> [What the task requires]
Only the lines from the line with "Give me the D3.js source for this chart." through the line with "var plotLeft = 112, plotTop" should be copied, exactly as they appear, with both ends kept.

> [Extracted data]
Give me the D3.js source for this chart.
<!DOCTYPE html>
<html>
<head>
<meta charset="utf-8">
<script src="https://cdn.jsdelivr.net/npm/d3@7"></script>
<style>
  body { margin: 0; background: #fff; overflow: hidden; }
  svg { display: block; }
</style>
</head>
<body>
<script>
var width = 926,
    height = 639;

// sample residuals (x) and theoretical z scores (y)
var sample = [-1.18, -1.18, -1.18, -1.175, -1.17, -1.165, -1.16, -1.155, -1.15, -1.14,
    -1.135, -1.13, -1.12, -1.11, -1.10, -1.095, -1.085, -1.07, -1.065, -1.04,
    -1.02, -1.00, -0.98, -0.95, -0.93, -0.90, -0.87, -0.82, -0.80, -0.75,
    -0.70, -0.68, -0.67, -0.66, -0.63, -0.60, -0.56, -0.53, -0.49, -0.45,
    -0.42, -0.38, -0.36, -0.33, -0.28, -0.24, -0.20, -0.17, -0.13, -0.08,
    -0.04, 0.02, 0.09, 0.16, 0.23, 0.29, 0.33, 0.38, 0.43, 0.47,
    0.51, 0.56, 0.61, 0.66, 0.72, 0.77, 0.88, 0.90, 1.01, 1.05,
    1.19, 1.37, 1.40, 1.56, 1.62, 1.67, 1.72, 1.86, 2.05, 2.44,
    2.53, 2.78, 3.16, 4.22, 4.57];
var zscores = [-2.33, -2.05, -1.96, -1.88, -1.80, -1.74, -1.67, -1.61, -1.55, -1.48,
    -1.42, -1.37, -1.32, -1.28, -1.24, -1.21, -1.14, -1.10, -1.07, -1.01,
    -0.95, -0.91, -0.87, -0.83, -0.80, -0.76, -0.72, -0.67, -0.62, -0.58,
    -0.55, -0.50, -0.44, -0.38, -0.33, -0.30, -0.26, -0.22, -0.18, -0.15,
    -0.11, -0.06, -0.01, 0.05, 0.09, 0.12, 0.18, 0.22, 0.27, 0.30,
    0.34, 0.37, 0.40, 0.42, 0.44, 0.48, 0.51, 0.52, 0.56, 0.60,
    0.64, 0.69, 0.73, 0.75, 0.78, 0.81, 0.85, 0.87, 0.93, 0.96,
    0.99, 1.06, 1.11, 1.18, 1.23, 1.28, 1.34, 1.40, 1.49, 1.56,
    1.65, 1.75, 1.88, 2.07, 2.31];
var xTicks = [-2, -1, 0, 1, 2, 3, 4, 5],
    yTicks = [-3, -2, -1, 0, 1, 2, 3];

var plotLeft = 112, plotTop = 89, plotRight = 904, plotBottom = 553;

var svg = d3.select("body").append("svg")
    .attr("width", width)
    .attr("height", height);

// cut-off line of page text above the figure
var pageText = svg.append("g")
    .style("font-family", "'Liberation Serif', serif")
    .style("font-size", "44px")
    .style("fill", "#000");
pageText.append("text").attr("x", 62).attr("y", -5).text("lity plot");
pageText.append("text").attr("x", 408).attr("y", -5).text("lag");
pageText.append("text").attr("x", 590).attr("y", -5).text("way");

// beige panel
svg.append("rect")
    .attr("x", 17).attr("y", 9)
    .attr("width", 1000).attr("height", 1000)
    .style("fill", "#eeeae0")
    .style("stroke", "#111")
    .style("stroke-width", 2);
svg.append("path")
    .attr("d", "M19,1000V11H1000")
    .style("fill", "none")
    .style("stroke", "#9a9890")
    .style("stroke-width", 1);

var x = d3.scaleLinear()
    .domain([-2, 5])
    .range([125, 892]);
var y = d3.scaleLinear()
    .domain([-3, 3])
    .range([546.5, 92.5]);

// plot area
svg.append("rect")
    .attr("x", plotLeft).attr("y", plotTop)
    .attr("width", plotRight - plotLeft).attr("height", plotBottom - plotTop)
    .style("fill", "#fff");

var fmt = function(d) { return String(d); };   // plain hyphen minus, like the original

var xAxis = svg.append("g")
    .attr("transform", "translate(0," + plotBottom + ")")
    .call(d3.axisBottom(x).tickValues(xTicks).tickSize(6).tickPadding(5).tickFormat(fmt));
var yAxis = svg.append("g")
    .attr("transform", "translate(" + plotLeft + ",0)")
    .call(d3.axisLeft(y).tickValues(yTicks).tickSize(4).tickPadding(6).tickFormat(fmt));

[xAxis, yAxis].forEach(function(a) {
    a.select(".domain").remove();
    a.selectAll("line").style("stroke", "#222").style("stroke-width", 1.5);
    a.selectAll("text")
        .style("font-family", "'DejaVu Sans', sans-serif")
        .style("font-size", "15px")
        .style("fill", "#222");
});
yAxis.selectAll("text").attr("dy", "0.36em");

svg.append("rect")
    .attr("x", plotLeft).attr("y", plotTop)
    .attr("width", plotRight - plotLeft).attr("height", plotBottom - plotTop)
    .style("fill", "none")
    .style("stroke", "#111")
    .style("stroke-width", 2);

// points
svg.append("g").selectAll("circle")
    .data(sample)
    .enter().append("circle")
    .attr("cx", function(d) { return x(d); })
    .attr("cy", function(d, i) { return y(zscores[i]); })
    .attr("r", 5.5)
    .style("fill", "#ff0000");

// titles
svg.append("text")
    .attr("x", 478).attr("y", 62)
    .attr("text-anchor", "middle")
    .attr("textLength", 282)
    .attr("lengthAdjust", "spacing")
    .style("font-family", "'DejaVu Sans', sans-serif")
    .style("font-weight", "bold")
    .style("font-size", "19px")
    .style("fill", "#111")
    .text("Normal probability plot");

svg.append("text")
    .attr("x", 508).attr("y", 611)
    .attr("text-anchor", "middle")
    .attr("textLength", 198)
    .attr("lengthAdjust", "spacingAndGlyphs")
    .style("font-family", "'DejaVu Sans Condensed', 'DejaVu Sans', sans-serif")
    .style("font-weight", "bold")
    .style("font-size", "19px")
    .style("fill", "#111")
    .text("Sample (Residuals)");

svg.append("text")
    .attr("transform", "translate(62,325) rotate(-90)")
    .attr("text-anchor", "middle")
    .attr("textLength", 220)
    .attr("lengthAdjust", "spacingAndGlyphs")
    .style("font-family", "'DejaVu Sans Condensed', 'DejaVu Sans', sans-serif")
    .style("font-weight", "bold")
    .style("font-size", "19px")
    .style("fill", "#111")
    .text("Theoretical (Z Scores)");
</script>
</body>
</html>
--
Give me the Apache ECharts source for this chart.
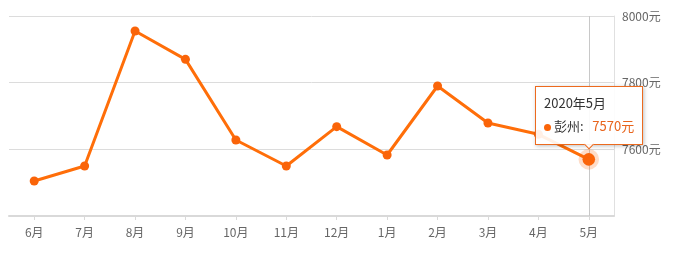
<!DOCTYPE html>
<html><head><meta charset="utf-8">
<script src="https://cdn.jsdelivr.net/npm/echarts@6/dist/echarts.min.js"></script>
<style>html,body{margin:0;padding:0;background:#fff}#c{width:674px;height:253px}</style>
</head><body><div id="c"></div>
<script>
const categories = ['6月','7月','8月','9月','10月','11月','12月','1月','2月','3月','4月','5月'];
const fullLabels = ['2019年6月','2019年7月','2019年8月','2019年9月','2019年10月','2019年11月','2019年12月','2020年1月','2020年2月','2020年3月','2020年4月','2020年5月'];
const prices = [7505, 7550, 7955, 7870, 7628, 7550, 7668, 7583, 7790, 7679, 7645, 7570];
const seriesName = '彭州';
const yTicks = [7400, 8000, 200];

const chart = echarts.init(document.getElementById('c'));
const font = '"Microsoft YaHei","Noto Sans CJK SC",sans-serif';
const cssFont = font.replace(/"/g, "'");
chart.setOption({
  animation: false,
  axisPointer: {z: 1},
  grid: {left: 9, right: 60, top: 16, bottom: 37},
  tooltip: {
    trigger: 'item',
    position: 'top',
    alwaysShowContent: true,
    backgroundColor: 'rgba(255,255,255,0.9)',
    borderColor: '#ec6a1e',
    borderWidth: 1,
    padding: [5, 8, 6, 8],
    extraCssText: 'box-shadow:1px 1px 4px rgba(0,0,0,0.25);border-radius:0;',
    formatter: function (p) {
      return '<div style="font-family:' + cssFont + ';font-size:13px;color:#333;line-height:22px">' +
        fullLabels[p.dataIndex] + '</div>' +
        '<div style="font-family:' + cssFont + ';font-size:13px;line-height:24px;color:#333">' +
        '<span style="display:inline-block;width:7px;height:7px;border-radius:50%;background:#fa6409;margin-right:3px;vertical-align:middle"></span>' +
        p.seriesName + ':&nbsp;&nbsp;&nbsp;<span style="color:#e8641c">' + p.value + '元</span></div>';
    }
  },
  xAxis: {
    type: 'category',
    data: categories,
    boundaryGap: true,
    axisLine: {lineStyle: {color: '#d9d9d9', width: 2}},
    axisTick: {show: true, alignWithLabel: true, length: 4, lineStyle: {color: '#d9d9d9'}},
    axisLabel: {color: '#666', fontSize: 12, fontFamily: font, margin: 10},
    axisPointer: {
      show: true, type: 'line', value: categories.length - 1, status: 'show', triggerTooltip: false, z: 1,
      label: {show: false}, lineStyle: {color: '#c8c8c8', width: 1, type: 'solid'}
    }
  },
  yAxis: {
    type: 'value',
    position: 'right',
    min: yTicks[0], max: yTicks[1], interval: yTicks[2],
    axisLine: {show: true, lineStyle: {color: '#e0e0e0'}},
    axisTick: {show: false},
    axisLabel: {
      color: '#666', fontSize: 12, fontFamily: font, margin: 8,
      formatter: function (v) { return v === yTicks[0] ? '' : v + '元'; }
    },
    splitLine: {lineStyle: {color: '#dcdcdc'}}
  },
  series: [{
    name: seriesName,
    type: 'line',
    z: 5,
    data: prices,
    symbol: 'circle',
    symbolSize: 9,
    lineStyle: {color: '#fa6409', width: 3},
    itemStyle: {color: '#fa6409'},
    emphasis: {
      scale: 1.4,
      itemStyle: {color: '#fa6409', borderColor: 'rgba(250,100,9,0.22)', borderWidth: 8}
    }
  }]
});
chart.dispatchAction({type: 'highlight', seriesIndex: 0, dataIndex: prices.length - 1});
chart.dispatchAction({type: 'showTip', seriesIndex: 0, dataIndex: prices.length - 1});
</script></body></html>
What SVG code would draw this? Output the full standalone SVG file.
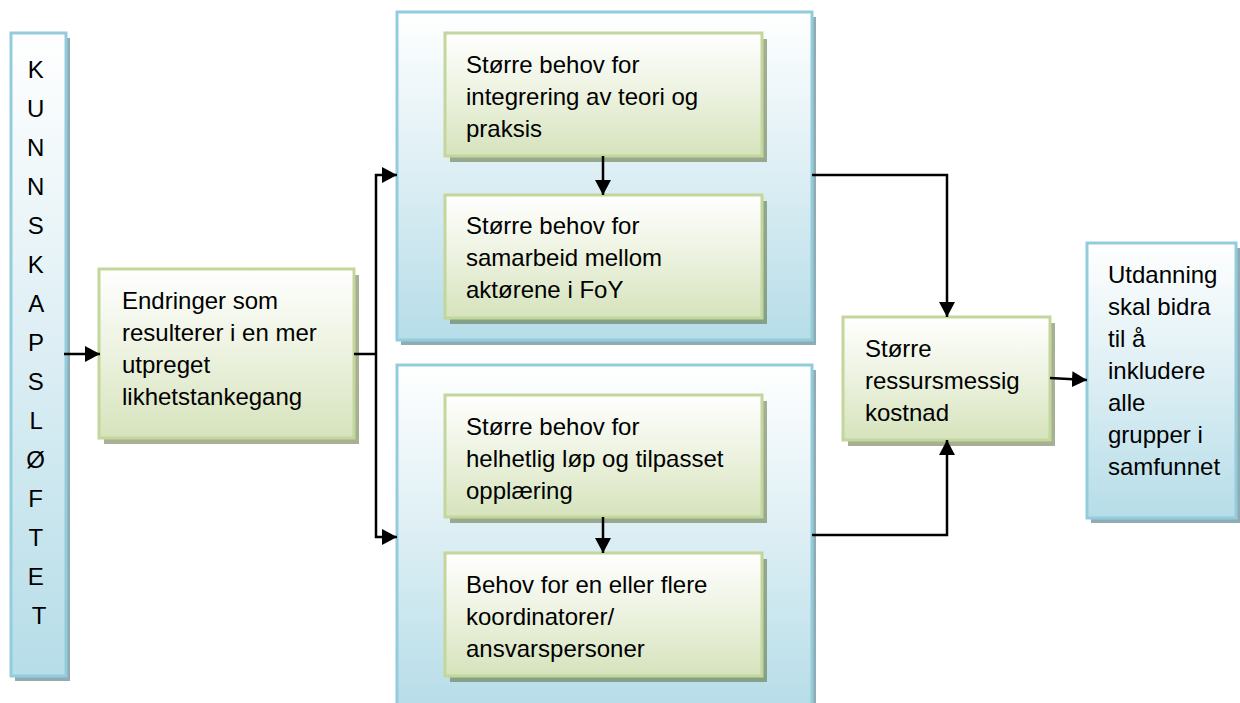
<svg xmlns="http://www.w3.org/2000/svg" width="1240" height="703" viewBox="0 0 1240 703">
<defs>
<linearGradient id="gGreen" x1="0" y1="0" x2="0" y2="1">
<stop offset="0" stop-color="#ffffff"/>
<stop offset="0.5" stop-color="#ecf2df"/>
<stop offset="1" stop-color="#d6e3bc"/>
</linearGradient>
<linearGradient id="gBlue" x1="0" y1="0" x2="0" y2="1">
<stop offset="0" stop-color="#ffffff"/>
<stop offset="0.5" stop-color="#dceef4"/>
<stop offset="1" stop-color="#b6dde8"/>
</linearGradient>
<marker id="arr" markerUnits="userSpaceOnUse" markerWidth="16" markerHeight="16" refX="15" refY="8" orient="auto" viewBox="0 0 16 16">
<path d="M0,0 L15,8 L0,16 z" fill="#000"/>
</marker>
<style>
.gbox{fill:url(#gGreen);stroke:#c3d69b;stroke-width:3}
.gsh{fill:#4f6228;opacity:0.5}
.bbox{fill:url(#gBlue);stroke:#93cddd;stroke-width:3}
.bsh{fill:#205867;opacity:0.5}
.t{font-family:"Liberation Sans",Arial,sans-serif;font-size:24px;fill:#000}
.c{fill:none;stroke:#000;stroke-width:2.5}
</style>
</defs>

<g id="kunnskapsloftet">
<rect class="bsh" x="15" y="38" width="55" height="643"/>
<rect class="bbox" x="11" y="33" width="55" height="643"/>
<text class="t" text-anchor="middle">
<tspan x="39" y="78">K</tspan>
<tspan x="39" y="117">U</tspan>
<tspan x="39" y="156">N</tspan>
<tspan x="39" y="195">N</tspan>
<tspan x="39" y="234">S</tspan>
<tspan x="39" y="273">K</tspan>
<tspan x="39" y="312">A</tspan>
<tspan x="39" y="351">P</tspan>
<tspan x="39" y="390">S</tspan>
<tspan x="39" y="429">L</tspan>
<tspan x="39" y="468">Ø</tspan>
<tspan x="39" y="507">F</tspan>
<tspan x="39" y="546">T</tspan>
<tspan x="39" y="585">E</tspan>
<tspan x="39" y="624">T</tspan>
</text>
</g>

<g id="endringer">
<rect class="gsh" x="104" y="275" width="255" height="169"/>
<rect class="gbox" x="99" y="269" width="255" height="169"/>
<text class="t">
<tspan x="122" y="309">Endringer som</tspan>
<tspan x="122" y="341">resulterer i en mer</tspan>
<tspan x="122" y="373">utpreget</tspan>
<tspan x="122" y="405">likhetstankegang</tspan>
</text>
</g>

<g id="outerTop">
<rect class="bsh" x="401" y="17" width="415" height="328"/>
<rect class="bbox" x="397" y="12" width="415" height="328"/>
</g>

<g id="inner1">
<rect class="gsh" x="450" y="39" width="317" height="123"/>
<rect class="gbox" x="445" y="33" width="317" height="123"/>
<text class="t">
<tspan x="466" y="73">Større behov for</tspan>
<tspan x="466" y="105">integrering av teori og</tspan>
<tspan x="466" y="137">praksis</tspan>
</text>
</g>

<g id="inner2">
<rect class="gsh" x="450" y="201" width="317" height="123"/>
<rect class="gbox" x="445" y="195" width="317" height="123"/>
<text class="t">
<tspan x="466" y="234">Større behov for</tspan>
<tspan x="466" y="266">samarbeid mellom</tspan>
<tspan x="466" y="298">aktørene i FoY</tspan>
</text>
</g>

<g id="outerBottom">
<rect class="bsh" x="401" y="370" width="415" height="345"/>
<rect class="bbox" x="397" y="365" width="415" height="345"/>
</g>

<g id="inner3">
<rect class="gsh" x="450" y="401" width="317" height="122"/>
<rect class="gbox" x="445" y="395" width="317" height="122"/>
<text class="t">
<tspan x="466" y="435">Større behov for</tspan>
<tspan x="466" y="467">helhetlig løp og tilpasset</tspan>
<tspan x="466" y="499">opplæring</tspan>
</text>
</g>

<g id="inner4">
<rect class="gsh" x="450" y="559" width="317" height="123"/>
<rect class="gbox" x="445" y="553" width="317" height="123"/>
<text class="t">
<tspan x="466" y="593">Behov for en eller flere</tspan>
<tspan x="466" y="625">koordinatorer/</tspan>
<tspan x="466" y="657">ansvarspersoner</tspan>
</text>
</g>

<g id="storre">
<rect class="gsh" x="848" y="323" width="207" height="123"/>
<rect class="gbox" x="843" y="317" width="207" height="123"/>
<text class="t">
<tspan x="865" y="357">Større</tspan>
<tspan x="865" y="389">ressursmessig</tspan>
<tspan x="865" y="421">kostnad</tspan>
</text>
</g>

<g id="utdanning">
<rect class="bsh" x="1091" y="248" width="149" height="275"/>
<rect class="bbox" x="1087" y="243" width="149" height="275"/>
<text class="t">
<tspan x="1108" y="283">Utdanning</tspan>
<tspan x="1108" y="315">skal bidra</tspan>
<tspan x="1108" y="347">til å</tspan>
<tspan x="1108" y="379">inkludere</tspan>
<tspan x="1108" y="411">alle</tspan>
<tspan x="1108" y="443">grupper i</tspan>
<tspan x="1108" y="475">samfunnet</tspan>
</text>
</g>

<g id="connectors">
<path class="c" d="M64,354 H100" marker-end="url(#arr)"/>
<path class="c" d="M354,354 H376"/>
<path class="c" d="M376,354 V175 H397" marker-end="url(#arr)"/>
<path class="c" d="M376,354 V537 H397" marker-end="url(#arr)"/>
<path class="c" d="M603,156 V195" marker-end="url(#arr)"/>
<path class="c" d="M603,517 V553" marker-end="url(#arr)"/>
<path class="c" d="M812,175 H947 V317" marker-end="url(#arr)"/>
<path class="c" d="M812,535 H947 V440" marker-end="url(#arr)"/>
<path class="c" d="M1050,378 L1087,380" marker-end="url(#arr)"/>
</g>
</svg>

> [Answer to the exercise]
Give me the D3.js source for this chart.
<!DOCTYPE html>
<html>
<head>
<meta charset="utf-8">
<script src="https://cdn.jsdelivr.net/npm/d3@7"></script>
<style>
  body { margin: 0; background: #fff; overflow: hidden; }
  svg { display: block; }
</style>
</head>
<body>
<script>
var width = 926,
    height = 639;

// sample residuals (x) and theoretical z scores (y)
var sample = [-1.18, -1.18, -1.18, -1.175, -1.17, -1.165, -1.16, -1.155, -1.15, -1.14,
    -1.135, -1.13, -1.12, -1.11, -1.10, -1.095, -1.085, -1.07, -1.065, -1.04,
    -1.02, -1.00, -0.98, -0.95, -0.93, -0.90, -0.87, -0.82, -0.80, -0.75,
    -0.70, -0.68, -0.67, -0.66, -0.63, -0.60, -0.56, -0.53, -0.49, -0.45,
    -0.42, -0.38, -0.36, -0.33, -0.28, -0.24, -0.20, -0.17, -0.13, -0.08,
    -0.04, 0.02, 0.09, 0.16, 0.23, 0.29, 0.33, 0.38, 0.43, 0.47,
    0.51, 0.56, 0.61, 0.66, 0.72, 0.77, 0.88, 0.90, 1.01, 1.05,
    1.19, 1.37, 1.40, 1.56, 1.62, 1.67, 1.72, 1.86, 2.05, 2.44,
    2.53, 2.78, 3.16, 4.22, 4.57];
var zscores = [-2.33, -2.05, -1.96, -1.88, -1.80, -1.74, -1.67, -1.61, -1.55, -1.48,
    -1.42, -1.37, -1.32, -1.28, -1.24, -1.21, -1.14, -1.10, -1.07, -1.01,
    -0.95, -0.91, -0.87, -0.83, -0.80, -0.76, -0.72, -0.67, -0.62, -0.58,
    -0.55, -0.50, -0.44, -0.38, -0.33, -0.30, -0.26, -0.22, -0.18, -0.15,
    -0.11, -0.06, -0.01, 0.05, 0.09, 0.12, 0.18, 0.22, 0.27, 0.30,
    0.34, 0.37, 0.40, 0.42, 0.44, 0.48, 0.51, 0.52, 0.56, 0.60,
    0.64, 0.69, 0.73, 0.75, 0.78, 0.81, 0.85, 0.87, 0.93, 0.96,
    0.99, 1.06, 1.11, 1.18, 1.23, 1.28, 1.34, 1.40, 1.49, 1.56,
    1.65, 1.75, 1.88, 2.07, 2.31];
var xTicks = [-2, -1, 0, 1, 2, 3, 4, 5],
    yTicks = [-3, -2, -1, 0, 1, 2, 3];

var plotLeft = 112, plotTop = 89, plotRight = 904, plotBottom = 553;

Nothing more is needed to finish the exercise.